In any event, O’Connor admitted: “Of course you’d like him back. He’s a world-class player and he’s proven that across the course of his career.”

His assistant coach Richie Murphy, who has had a longstanding working relationship with Sexton as a kicking coach with both Leinster and Ireland, reckoned “there is a chance” of the player returning home, while adding: “Obviously it will be Johnny’s decision at the end of the day, but from our point of view he’s a world-class player, he’s a Leinster boy – and I think he still is a Leinster boy at heart. And I think it would be fantastic if we could get him home and hopefully that’s the way it will go.

“We’ve had some texts and some small chats but we haven’t actually been talking about the situation. Because of the relationship I don’t really want to get involved with that stuff. I’m better off just leaving that to him, his agents and the people who are looking after his contracts.”

Encouraging

Presumably too,

Joe Schmidt

would be encouraging Sexton to relocate to Leinster, while the province’s Pro12 triumph last May and positive feedback regarding Matt O’Connor would be helpful too. Acknowledging that succeeding Schmidt had been “a massively tough job” for O’Connor, Murphy added: “it took players a little bit of time to get used to how he does things, which is different to Joe. Both of them in their own right are fantastic coaches.”

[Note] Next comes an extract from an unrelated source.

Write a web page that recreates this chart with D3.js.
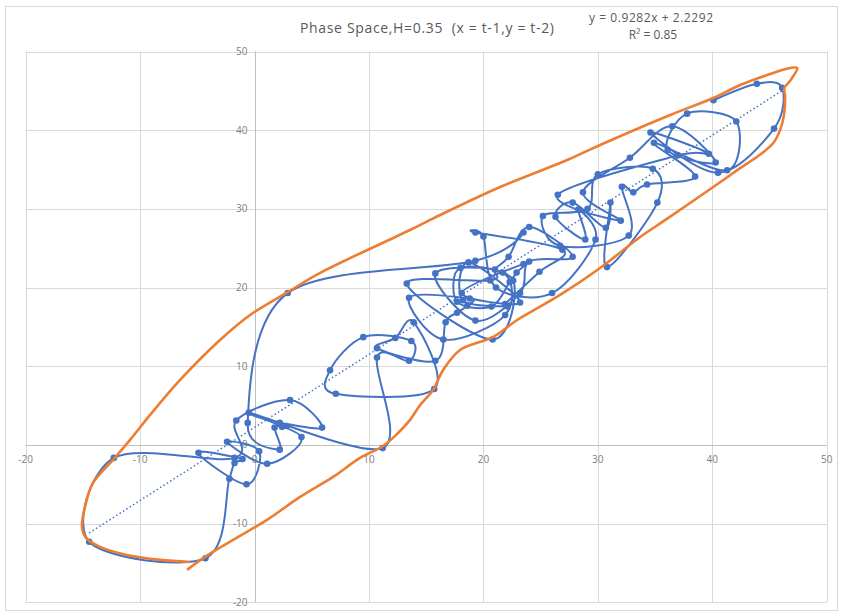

“We weren’t playing fantastic rugby all year but we were actually very hard to beat,” added Murphy, citing the high of the win away to Northampton but the costly home defeat a week later which consigned them to that losing quarter-final in Toulon, where “we made a couple of bad calls and all of a sudden the game went away from us.

“So it was important to see how the players reacted from there on in and it was very positive. The players took good ownership in what they’re trying to do and this year I think you’ll see more of Matt coming out in the team than you probably did last year.”